Dans les églises arméniennes orthodoxes, le rideau du chœur est tiré pendant toute la période du Grand Carême. La Divine Liturgie est célébrée à l'abri de la vue des fidèles et l'eucharistie n'est pas distribuée. Ceci, en signe de deuil et d'expulsion du Paradis (le premier dimanche du Grand Carême porte justement le nom de "Dimanche de l'Expulsion").

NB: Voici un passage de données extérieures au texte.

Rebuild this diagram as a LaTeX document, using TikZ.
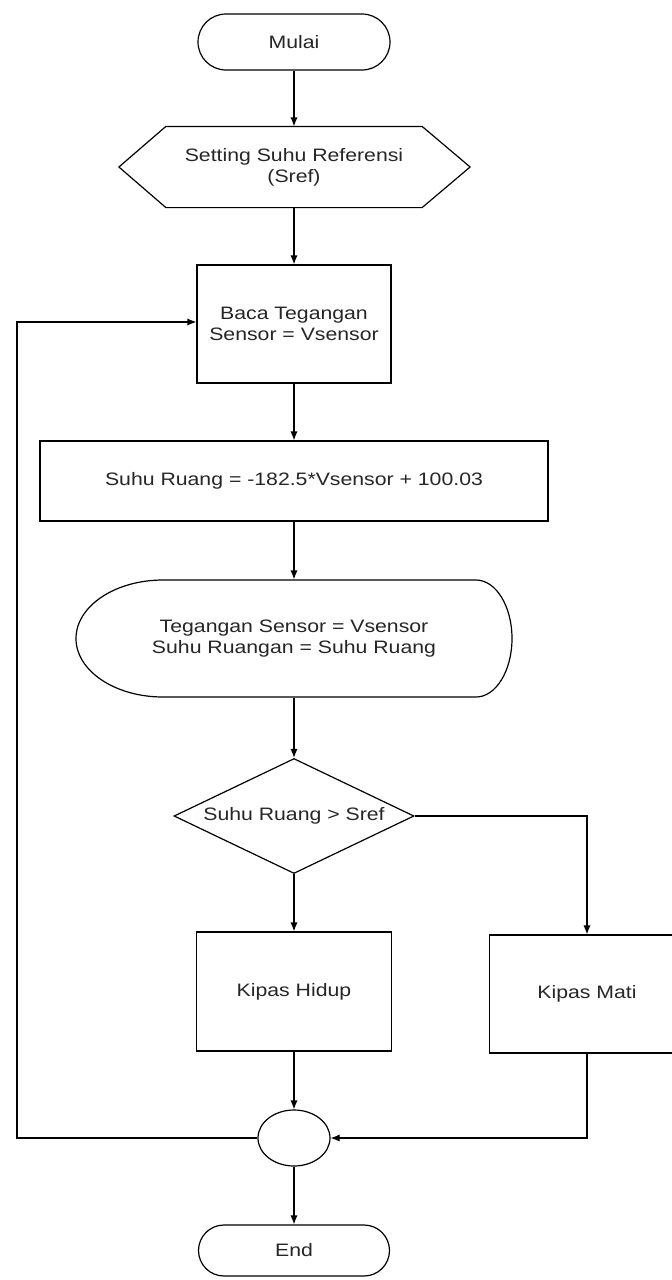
\documentclass[tikz,border=0pt]{standalone}
\usepackage{fontspec}
\setmainfont{Liberation Sans}[FakeStretch=1.18]
\usetikzlibrary{shapes.misc,shapes.geometric,arrows.meta}
\begin{document}
\begin{tikzpicture}[x=0.5pt,y=-0.5pt, line width=0.6pt,
  every node/.style={font=\fontsize{9}{10.5}\selectfont, text=black!85, align=center},
  term/.style={draw, rounded rectangle, minimum width=96pt, minimum height=28pt, inner sep=0pt},
  proc/.style={draw, rectangle, inner sep=0pt},
  arr/.style={-{Latex[length=4.5pt,width=3.6pt]}}]
\clip (0,0) rectangle (672,1280);
\fill[white] (0,0) rectangle (672,1280);

\node[term] (mulai) at (294,42) {Mulai};

\node[minimum width=127.5pt, minimum height=40pt, inner sep=0pt] (set) at (294,167) {Setting Suhu Referensi\\(Sref)};
\draw (set.north west) -- (set.north east) -- ([xshift=24pt]set.east) -- (set.south east) -- (set.south west) -- ([xshift=-23.5pt]set.west) -- cycle;

\node[proc, minimum width=97pt, minimum height=59pt] (baca) at (294,324) {Baca Tegangan\\Sensor = Vsensor};

\node[proc, minimum width=254pt, minimum height=40pt] (suhu) at (294,481) {Suhu Ruang = -182.5*Vsensor + 100.03};

\node[minimum width=218pt, minimum height=58.5pt, inner sep=0pt] (disp) at (294,638.5) {Tegangan Sensor = Vsensor\\Suhu Ruangan = Suhu Ruang};
\draw (163,580) -- (476,580) arc[start angle=90, end angle=-90, x radius=18pt, y radius=29.25pt] -- (163,697) arc[start angle=270, end angle=90, x radius=43.5pt, y radius=29.25pt] -- cycle;

\node[draw, diamond, aspect=2, minimum width=120pt, minimum height=57.5pt, inner sep=0pt] (dec) at (294,816) {Suhu Ruang > Sref};

\node[proc, minimum width=97.5pt, minimum height=59.5pt] (hidup) at (294,991.5) {Kipas Hidup};
\node[proc, minimum width=97.5pt, minimum height=59pt] (mati) at (587,994) {Kipas Mati};

\node[draw, ellipse, minimum width=36pt, minimum height=28pt, inner sep=0pt] (circ) at (294,1138) {};

\node[term, minimum width=95.5pt, minimum height=25.5pt] (end) at (294,1250.5) {End};

\draw[arr] (mulai.south) -- (set.north);
\draw[arr] (set.south) -- (baca.north);
\draw[arr] (baca.south) -- (suhu.north);
\draw[arr] (suhu.south) -- (disp.north);
\draw[arr] (disp.south) -- (dec.north);
\draw[arr] (dec.south) -- (hidup.north);
\draw[arr] (dec.east) -| (mati.north);
\draw[arr] (hidup.south) -- (circ.north);
\draw[arr] (mati.south) |- (circ.east);
\coordinate (lft) at (17,1138);
\draw[arr] (circ.west) -- (lft) |- ([yshift=1pt]baca.west);
\draw[arr] (circ.south) -- (end.north);
\end{tikzpicture}
\end{document}
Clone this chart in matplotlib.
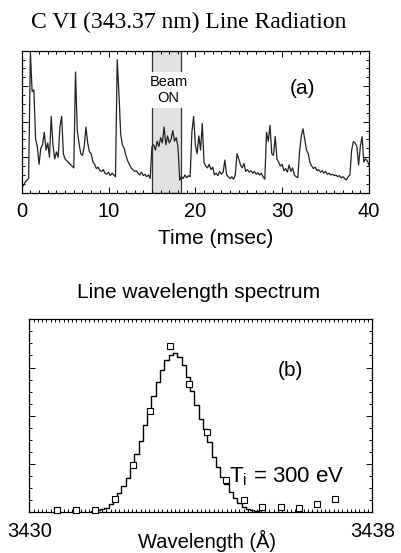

Principales œuvres modifier

Allemagne modifier

Découvertes dans les ruines du monastère d’Oybin[2], après la Seconde Guerre mondiale, deux fastentuch (appellation germanophone pour toile de la Passion) sont restaurées dans les années 1990 par la fondation Abegg à Riggisberg, en Suisse. La plus grande de 58 m2, datée de 1472, est exposée en permanence dans le musée de l'église Heiliges Kreuz (« Sainte Croix »)[3] à Zittau depuis 1999 tandis que la plus petite de 4,15 × 3,40 m, datée de 1573, est abritée dans l'ancien monastère franciscain. Celle de la cathédrale de Fribourg est restaurée en 2003 et pèse désormais plus d'une tonne avec son nouveau matériel de suspension.

Autriche modifier

Exposé dans la cathédrale de Gurk, le voile de Gurk de 9 m2 comporte des scènes du nouveau et de l'ancien testament réparties en 99 tableaux. Il est achevé en 1458 par Konrad von Friesach et constitue le plus grand et le plus ancien de Carinthie.

France modifier

Le musée des beaux-arts de Reims conserve une série de neuf toiles provenant de l'Hôtel-Dieu de la basilique Saint-Remi. Peintes en couleurs à la détrempe, entre 1460 et le début du XVIe siècle, sur un support de chanvre à armure toile, elles sont de dimensions de 350 × 340 cm. Le ou les auteurs sont inconnus[4].

Italie modifier

Dans le premier quart du XVIe siècle, la pratique de son ostension se diffuse parmi les « confréries des Disciplinés » (Confratenite dei Disciplinanti). À Gênes, le musée diocésain (it) abrite un cycle de peintures provenant de l'abbaye San Nicolo del Boschetto (it) et daté de 1538, composé de 14 toiles de lin teintes à l'indigo (ou toiles de jean) ; de dimensions différentes (la plus monumentale mesurant 460 × 450 centimètres), elles sont peintes à la céruse sur fond monochrome, selon la technique du contraste. L'œuvre, inspirée de la Grande Passion d'Albrecht Dürer, est attribuée en partie au peintre Teramo Piaggio[5].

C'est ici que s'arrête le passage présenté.